First, we've been complaining about lack of core devs for a long
time. Now we have two great candidates with proven track record of
contributing to Python and people complain again. As a small group,
we need to attract more capable people and such push back
is not a very productive way of doing so.

To be clear, my pushback (on Discourse, since I can only send email from an actual laptop these days but can participate over there from my phone) has been against vague nominations, not the individuals themselves.

I'm *very* concerned about the perception of commit rights being "awarded" rather than being a added responsibility specific to CPython. Nominees should be willing to take on extra responsibility, and nominators should be making clear that the nominee is at least somewhat proven to be ready for it.

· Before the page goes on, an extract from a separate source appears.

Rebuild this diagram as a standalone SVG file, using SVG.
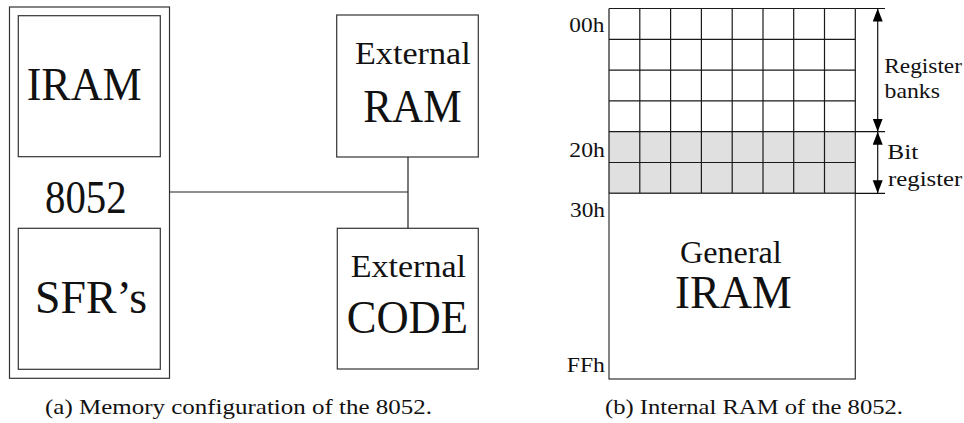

Nominations for being a good contributor to other projects makes no sense, and nominations without a specific role or focus area are also vague enough that I don't see it leading to longer standing commitment.

I don't necessarily want to formalize a specific set of rules or things that people have to do in order to become a core developer. But I do want to avoid creating a culture of "this person is nice and built a nice library let's give them commit rights". The PSF already recognizes people for these contributions, which is the right way to do it.

If the core committers (via the SC) also want to offer a vote of thanks to a community member, then sure, we can do that. But keep it separate from "we trust you to modify the language/runtime/core tools without oversight".

If people feel they need more guidance, they should ask the ones
who nominated the candidates - in public or in private. Because the
candidates themselves cannot comment (at least not on this list;
don't know about discourse), such discussions have to be
moderated by the nominating parties with care.

Isn't this what's been happening? It certainly has been on Discourse. FWIW, it'd be great if there was a way to add someone to a single thread so they _could_ post there - Stefan in particular has had to email a few of us off-list to respond to our queries (though in doing so has proven his commitment, at least as far as I'm concerned, so overall it probably worked out better :) ).